How can a party that asks its candidates to sign a “no tax increase” pledge be trusted to govern the country? Isn’t such a pledge completely irresponsible — if not downright insane — given the current fiscal mess engendered by Republican wars, Republican tax cuts and Republican recessions? Indeed, could anything be more hypocritical than a Republican blaming Barack Obama for our budgetary woes? Aren’t the names “Ronald Reagan” and “George W. Bush” forever linked to the word “deficit”?
For the life of me, I can’t see how an intelligent person could even consider voting Republican until the party stops its brain-dead pandering on taxes. How am I wrong here? (And don’t bother mentioning the Blue Dog Democrats who support such nonsense. They’re part of the problem.)
I would no more vote for a Republican — at least at the federal level — than I’d vote for a member of the Flat Earth Society. They can be dog-catchers and maybe even governors, but we can’t let them make macroeconomic policy.
Meetings with the Senate GOP were “a complete waste of time for us, when time was more precious than anything,” and Eric Cantor’s suggestion that TARP be replaced with an insurance program was met with outright derision from Paulson.

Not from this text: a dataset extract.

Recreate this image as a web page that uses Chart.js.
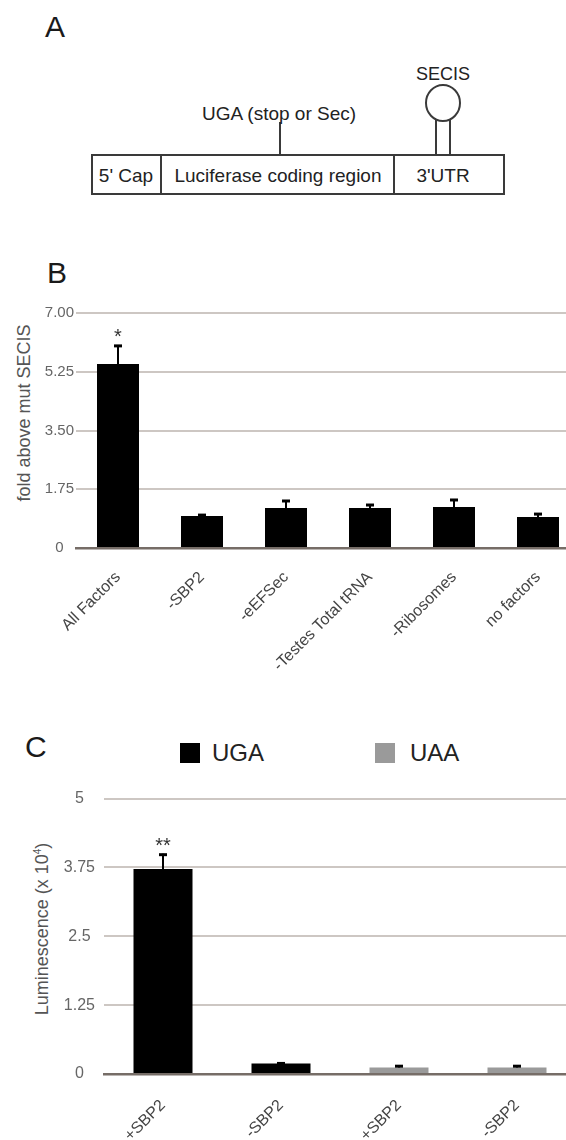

The usually un-snarky Paulson hits the minority whip particularly hard, ridiculing Cantor’s insurance plan by sarcastically suggesting the administration abandon efforts to prop up the collapsing financial system — just to try out Cantor’s unproven, “unformed” insurance scheme. “I got a better idea. I’m going to go with Eric Cantor’s insurance program,” he writes. “That’s the idea to save the day.”
And Cantor is one of the party’s shining stars. Ouch.